Cook a big dinner together, and invite lots of friends. Really put the focus of the holiday back onto family and friendship.
posted by OLechat at 4:39 PM on December 11, 2008


This is Ms. Vegetable:

I vote for "adopting" some of your family-less friends and neighbors for some fun/dinner/happy reflection/thanksgiving.
posted by a robot made out of meat at 4:54 PM on December 11, 2008


A few ideas off the top of my head:
Put a photo album together
Start working on a family tree
Write a lovely and meaningful letter to your parents (the kind of things you would say if you knew you were going to die the next day)
Make a booklet of silly haikus
posted by idiotfactory at 5:10 PM on December 11, 2008


You said you're not spending Christmas Day with them but that you live only 45 minutes away. You also mentioned that your Dad and his wife are into some spiritual stuff. I'd suggest you join them at Jubilee in Asheville either the Sunday before Christmas or Christmas Eve. It's like "hippie church" in a cool kinda way. It might mean more to them, and you too, than exchanging expensive gifts and it doesn't cost anything. Also, there is live music during the "servic" which your jazz guitarist Dad may appreciate.

(I'm not a church goer, nor do I live near Asheville, but I've been to Jubilee there and it is quite a enlightening and enjoyable experience without the (sometimes) "churchy" pressure you may feel in a traditional church.)

Just a thought - something different you might all enjoy - at little to no expense.
posted by ourroute at 8:17 PM on December 11, 2008


What about getting together to tackle some project? Paint a room? Mulch the flower beds? Make a birdhouse with found items?

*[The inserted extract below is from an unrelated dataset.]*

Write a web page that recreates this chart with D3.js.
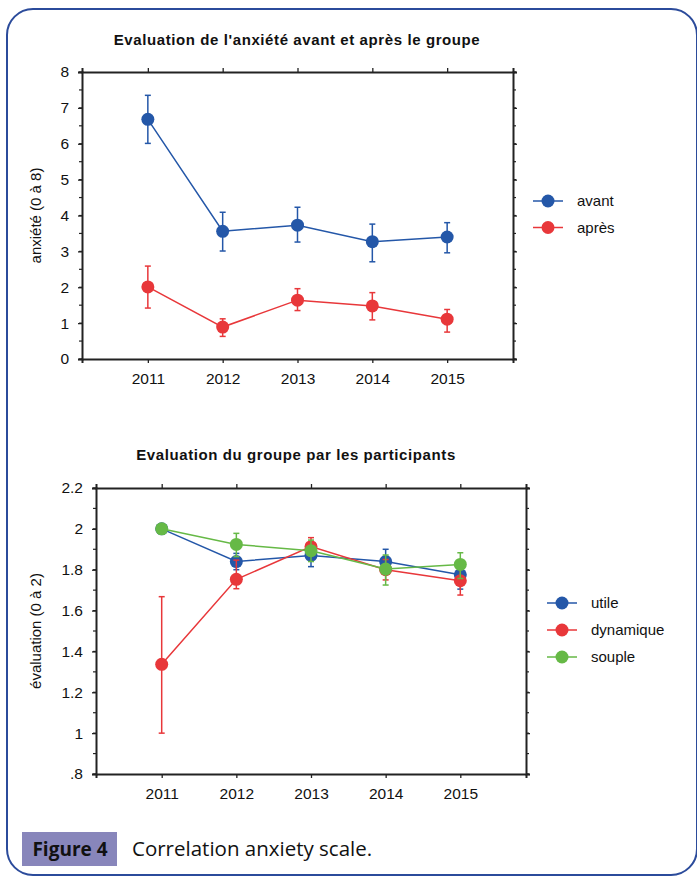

We also made a no-present pact with the in-laws but when we get together, I do plan on taking my heavenly cinnamon buns and possibly some Irish Beef Stew for the freezer (to be eaten later.)
posted by Secret Life of Gravy at 7:53 AM on December 12, 2008


Learn to play the guitar before Christmas. Then, when you see him for the first time, pull out the guitar and melt his face off with a finger blistering solo. Make sure and throw some Wes Montgomery style octave slides in there to further ensure maximum face meltage. He will love it.